Per Monnalisa, 19 anni, il paradosso diventa doppio. Lei si chiama pure come il ritratto italiano più famoso al mondo: “Il nome lo scelse mio padre, che amava una canzone di Mango allora molto in voga, Come Monnalisa”. Con lei, l’accento diventa toscano: “Mi sento italiana? Certo, questa domanda mi fa quasi ridere! Senza rinnegare nulla delle mie origini albanesi, sono qui da una vita”. A lei, nata in provincia di Pisa, la cittadinanza è appena stata rifiutata per “insussistenza dei presupposti”: nei primi 3 anni di vita non risulta iscritta all’anagrafe, per l’errore di un impiegato. Anche a Cristian, nato a Roma 18 anni fa da un uomo italiano che non lo ha riconosciuto e da una madre colombiana, hanno rifiutato la cittadinanza. Il motivo? È incapace di intendere e volere. Perché è affetto dalla sindrome di Down. E quindi, secondo lo Stato, non può giurare nella cerimonia di conferimento. Il caso dei ragazzi down evidenzia i danni provocati da un’altra stortura dell’attuale legge: la cittadinanza dei diciottenni nati e cresciuti in Italia non è un diritto, ma una concessione dello Stato. Che infatti, come in questo caso, può scegliere di non concederla.

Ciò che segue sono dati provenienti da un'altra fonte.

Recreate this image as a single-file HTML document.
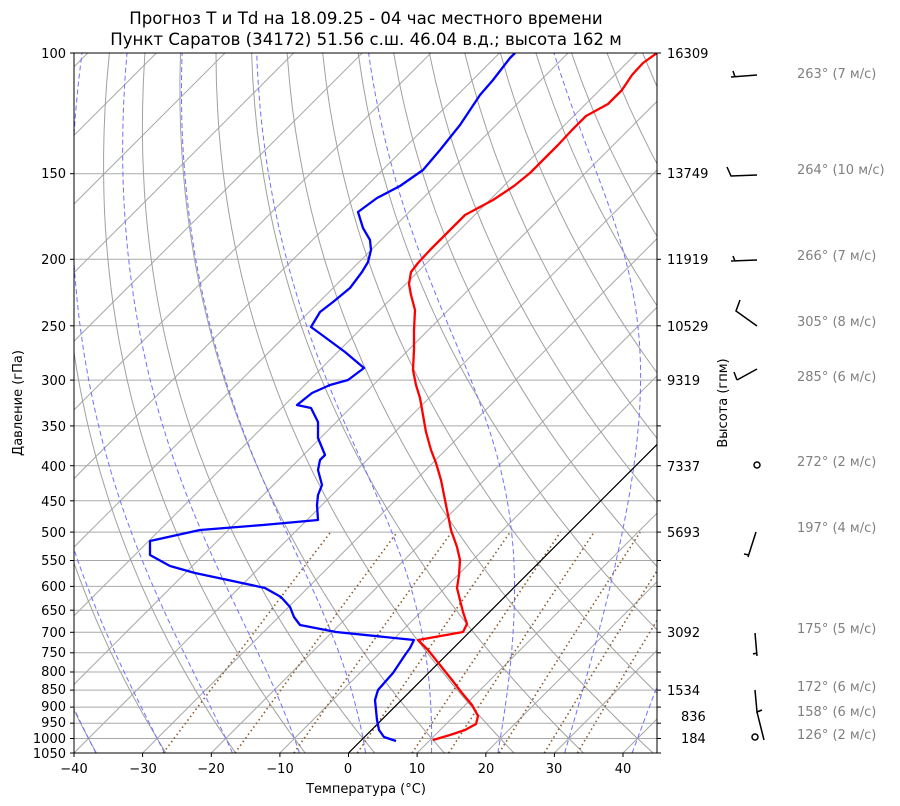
<!DOCTYPE html>
<html><head><meta charset="utf-8"><style>
body{margin:0;background:#fff;}
svg{display:block;font-family:"DejaVu Sans","Liberation Sans",sans-serif;}
</style></head><body>
<svg id="s" width="900" height="806" viewBox="0 0 900 806" xmlns="http://www.w3.org/2000/svg">
<defs><clipPath id="c"><rect x="74" y="53" width="583" height="700"/></clipPath></defs>
<rect width="900" height="806" fill="#fff"/>
<g id="bg" clip-path="url(#c)"></g>
<g clip-path="url(#c)" fill="none" stroke-width="2.3" stroke-linejoin="round">
<polyline stroke="#ff0000" points="433,740 450,735 465,730 476,724 478,716 472,705 462,693 452,680 440,665 428,650 418,640 463,632 467,624 463,612 460,600 457,588 459,575 460,560 457,547 451,530 448,515 445,500 441,480 436,463 431,450 426,432 423,415 420,398 416,385 413,370 414,350 414,330 415,310 411,295 409,284 411,272 418,263 430,250 448,232 465,215 493,200 514,186 530,173 545,158 558,145 572,130 586,116 608,104 622,90 632,75 643,63 657,53"/>
<polyline stroke="#0000ff" points="396,741 384,737 379,730 377,720 376,710 375,700 378,690 385,682 393,673 399,664 405,655 410,648 414,640 336,632 300,625 294,617 290,607 281,597 265,588 228,580 195,573 170,566 150,555 150,541 200,530 263,525 318,520 317,505 318,495 322,485 318,470 320,460 325,455 318,438 318,422 311,408 297,405 312,393 330,385 348,380 364,368 345,352 322,335 311,327 320,312 333,302 350,288 362,272 368,262 371,250 370,240 363,228 358,212 377,198 400,186 423,170 440,150 460,125 480,95 493,80 510,58 515,53"/>
</g>
<rect x="74" y="53" width="583" height="700" fill="none" stroke="#000" stroke-width="1"/>
<g id="ticks" stroke="#000" stroke-width="1"></g>
<g font-size="13" fill="#000" text-anchor="end">
<text x="66" y="58">100</text><text x="66" y="178">150</text><text x="66" y="264">200</text><text x="66" y="331">250</text><text x="66" y="385">300</text><text x="66" y="431">350</text><text x="66" y="471">400</text><text x="66" y="506">450</text><text x="66" y="537">500</text><text x="66" y="565">550</text><text x="66" y="591">600</text><text x="66" y="615">650</text><text x="66" y="637">700</text><text x="66" y="657">750</text><text x="66" y="676">800</text><text x="66" y="694">850</text><text x="66" y="711">900</text><text x="66" y="727">950</text><text x="66" y="743">1000</text><text x="66" y="758">1050</text>
</g>
<g font-size="13" fill="#000" text-anchor="start">
<text x="667" y="58">16309</text><text x="667" y="178">13749</text><text x="667" y="264">11919</text><text x="667" y="331">10529</text><text x="667" y="385">9319</text><text x="667" y="471">7337</text><text x="667" y="537">5693</text><text x="667" y="637">3092</text><text x="667" y="695">1534</text><text x="681" y="721">836</text><text x="681" y="743">184</text>
</g>
<g font-size="13" fill="#000" text-anchor="middle">
<text x="74" y="773">−40</text><text x="143" y="773">−30</text><text x="211" y="773">−20</text><text x="280" y="773">−10</text><text x="348" y="773">0</text><text x="417" y="773">10</text><text x="486" y="773">20</text><text x="554" y="773">30</text><text x="623" y="773">40</text>
<text x="366" y="793">Температура (°C)</text>
<text transform="translate(22,403) rotate(-90)">Давление (гПа)</text>
<text transform="translate(727,403) rotate(-90)">Высота (гпм)</text>
<text x="366" y="24" font-size="16.6">Прогноз T и Td на 18.09.25 - 04 час местного времени</text>
<text x="366" y="45" font-size="16.6">Пункт Саратов (34172) 51.56 с.ш. 46.04 в.д.; высота 162 м</text>
</g>
<g font-size="13" fill="#808080">
<text x="797" y="78">263° (7 м/с)</text><text x="797" y="174">264° (10 м/с)</text><text x="797" y="260">266° (7 м/с)</text><text x="797" y="326">305° (8 м/с)</text><text x="797" y="381">285° (6 м/с)</text><text x="797" y="466">272° (2 м/с)</text><text x="797" y="532">197° (4 м/с)</text><text x="797" y="633">175° (5 м/с)</text><text x="797" y="691">172° (6 м/с)</text><text x="797" y="716">158° (6 м/с)</text><text x="797" y="739">126° (2 м/с)</text>
</g>
<g stroke="#000" stroke-width="1.5" fill="none">
<path d="M731,77 L757,75 M733,71 L735,77"/>
<path d="M727,167 L731,176 L757,175"/>
<path d="M731,261 L757,260 M733,256 L735,261"/>
<path d="M740,300 L736,311 L757,326"/>
<path d="M737,380 L757,369 M734,372 L737,380"/>
<circle cx="757" cy="465" r="3"/>
<path d="M748,557 L756,532 M744,554 L749,555"/>
<path d="M755,633 L757,656 M753,654 L757,653"/>
<path d="M755,690 L757,712 L762,710"/>
<path d="M757,712 L764,740"/>
<circle cx="755" cy="737" r="3"/>
</g>
</svg>
<script>
(function(){
var NS="http://www.w3.org/2000/svg",bg=document.getElementById('bg'),tk=document.getElementById('ticks');
function Y(p){return 53+297.7*Math.log(p/100);}
function X(T,p){return 348.5+6.8625*T+(753-Y(p));}
function add(par,d,st,w,da){var e=document.createElementNS(NS,'path');e.setAttribute('d',d);e.setAttribute('fill','none');e.setAttribute('stroke',st);e.setAttribute('stroke-width',w);if(da)e.setAttribute('stroke-dasharray',da);par.appendChild(e);}
var ps=[100,150,200,250,300,350,400,450,500,550,600,650,700,750,800,850,900,950,1000,1050];
ps.forEach(function(p){var y=Y(p).toFixed(1);add(bg,'M74,'+y+'H657','#a9a9a9',1);add(tk,'M70,'+y+'H74',"#000",1);add(tk,'M657,'+y+'H661','#000',1);});
for(var T=-40;T<=40;T+=10){var x=(348.5+6.8625*T).toFixed(1);add(tk,'M'+x+',753V757','#000',1);}
for(var T=-160;T<=50;T+=10){add(bg,'M'+X(T,1050)+','+Y(1050)+'L'+X(T,100)+','+Y(100),'#a9a9a9',1);}
for(var th=-40;th<=260;th+=10){var d='';for(var p=1050;p>=100;p-=10){var t=(th+273.15)*Math.pow(p/1000,0.2857)-273.15;d+=(d?'L':'M')+X(t,p).toFixed(1)+','+Y(p).toFixed(1);}add(bg,d,'#a0a0a0',1);}
function es(t){return 6.112*Math.exp(17.67*t/(t+243.5));}
function g(t,p){var T=t+273.15,e=es(t),rs=0.622*e/(p-e);return (287*T+2.501e6*rs)/(1005+2.501e6*2.501e6*rs*0.622/(287*T*T))/p;}
for(var t0=-40;t0<=40;t0+=10){
 var t=t0,pts=[];for(var p=1000;p<1050;p+=1){t+=g(t,p)*1;}
 for(var p=1050;p>=100;p-=1){if(p%5==0)pts.push(X(t,p).toFixed(1)+','+Y(p).toFixed(1));t-=g(t,p)*1;}
 add(bg,'M'+pts.join('L'),'#7070ff',1,'5,3');}
[0.0004,0.001,0.002,0.004,0.007,0.01,0.016,0.024,0.032].forEach(function(w){var d='';for(var p=1050;p>=500;p-=10){var e=w*p/(0.622+w),l=Math.log(e/6.112),t=243.5*l/(17.67-l);d+=(d?'L':'M')+X(t,p).toFixed(1)+','+Y(p).toFixed(1);}add(bg,d,'#8b5a2b',1.6,'1.5,3');});
add(bg,'M'+X(0,1050)+','+Y(1050)+'L'+X(0,100)+','+Y(100),'#000',1.2);
})();
</script>
</body></html>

In Italia, succede anche che giovani nati e cresciuti in Italia non riescano a rinnovare i documenti e così vengano espulsi o rinchiusi in un Cie (Centro di identificazione e di espulsione), come racconta il documentario “Sta per piovere” ora nelle sale. O come è successo a Karim, 24 anni, anche lui con un forte accento milanese, in Italia dal 1996: proprio ora che la sua fidanzata ha scoperto di aspettare un bambino, è rinchiuso nel Cie di Ponte Galeria a Roma. Diversa la storia di Eduardo, 31 anni. Lui la cittadinanza italiana ce l’ha. Non parla italiano, non è mai stato nel nostro Paese e non sa il nome del Presidente della Repubblica. Ma spiega: “Nel 1907, la mia bisnonna partì dalla provincia di Treviso per emigrare in Argentina. Io sono nato e cresciuto a Buenos Aires”.